Broken infrastructure, drought cause power rationing in Tanzania- official

DAR ES SALAAM (Reuters) – Maintenance issues and climate change-induced water shortages have caused a 400-megawatt electricity shortfall in Tanzania, triggering power rationing across the East African nation, the state power supplier said.

Tanzania’s national grid, which has an installed capacity of more than 1,900 MW, was suffering from broken infrastructure at gas wells and gas-fired power stations, as well as reduced water levels at hydropower dams, said Gissima Nyamo-Hanga, managing director of the Tanzania Electric Supply Company (TANESCO).

TANESCO, which is wholly owned by the government, expects to complete maintenance operations and resolve the shortfall by the end of March next year, Nyamo-Hanga told reporters late on Wednesday.

Despite the government embarking on one of the fastest roll-outs of electricity access in Sub-Saharan Africa, only 38% of Tanzanians have power, according to the World Bank.

Nearly two thirds of Tanzania’s electricity is generated from natural gas, and around 30% from hydropower.
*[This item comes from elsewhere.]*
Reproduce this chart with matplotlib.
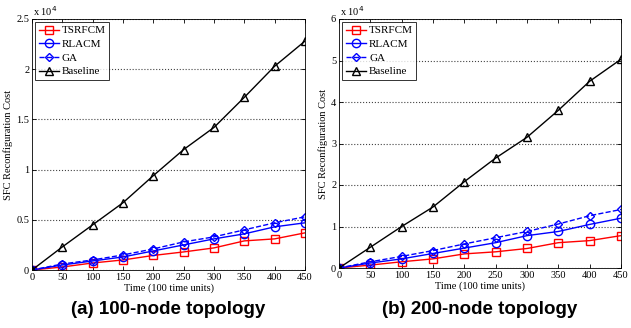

The largest peak electricity demand ever recorded was 1,431 MW in May this year, up 7% from a year before, the energy ministry says.

“We expect that this problem will start easing within two weeks, and our plan is to reduce the shortage by an average of 100 MW a month,” Nyamo-Hanga said.

The 2,115 MW Julius Nyerere hydropower dam started filling with water in December last year and is anticipated to be finished by June 2024, more than doubling the country’s installed capacity, according to the energy ministry.

The government is engaged in several other power projects including a 150 MW solar farm as part of its goal to reach 5,000 MW capacity by 2025.

Nyamo-Hanga said the Nyerere dam was 92% complete, but that climate change was causing a shortage of rain and reducing water levels at existing dams.